Recently, Shashi Tharoor who is a Congress Lok Sabha MP, talked about BJP’s will to re-write the Constitution. He expressed fear that if the BJP comes back to power in 2019 then it would look to re-write the Constitution. It will become a Constitution of Hindu Rashtra. He hailed that such a Constitution that the party would write will not build a nation through inclusiveness. Rather it will be one through exclusion. This will be opposite to the vision of a Constitution when it was framed.
This fear seems to be justified. But the credibility of this speech is tampered. That is because, of the 78 years of the working of the “sanctified” Constitution of 1950 about 60 years were governed by the Congress. Some major foundation-altering amendments were brought in by the Premiers of the Congress party. The Constitution was maneuver to stay in power. More so at a time when Constitutionalism was to be upheld rather than catering to the vote-banks.

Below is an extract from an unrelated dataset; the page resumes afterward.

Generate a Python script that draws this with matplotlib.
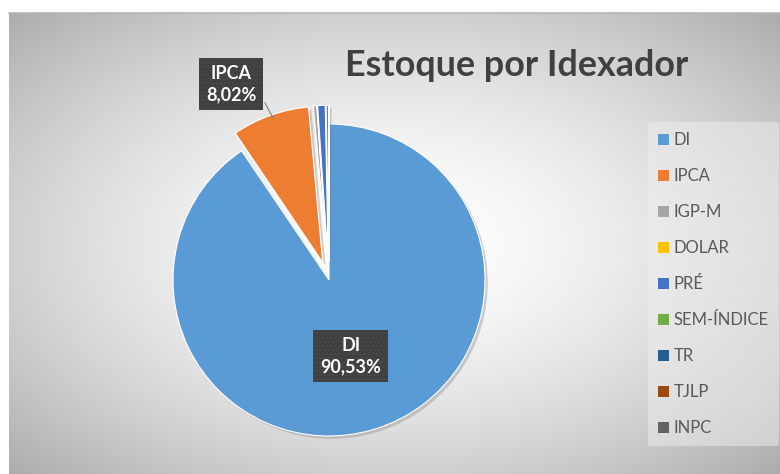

Dr. Rajendra Prasad, the first President of India, in his speech as the President of the Constituent Assembly, on the day of passing of the Constitution said:-
We must admit that the defects are inherent in the situation in the country and the people at large. If the elected people are capable, and men of character and integrity; they would be able to make the best even of a defective Constitution. If they are lacking in these, the Constitution cannot help the country. After all, a Constitution like a machine is a lifeless thing. It acquires life because of the men who control it and operate it. And India needs today nothing more than a set of honest men who will have the interest of the country before them.
It is unfortunate to say that this statement down to its each and every word holds true to this day. Makers of our Constitution were visionaries. But what was lacking then and even now is the feeling of nationalism before any personal interests. The pre-independence India possessed the ability to seize its independence from the British Crown. But what it needs today is the ability to fight its greed and think as one nation.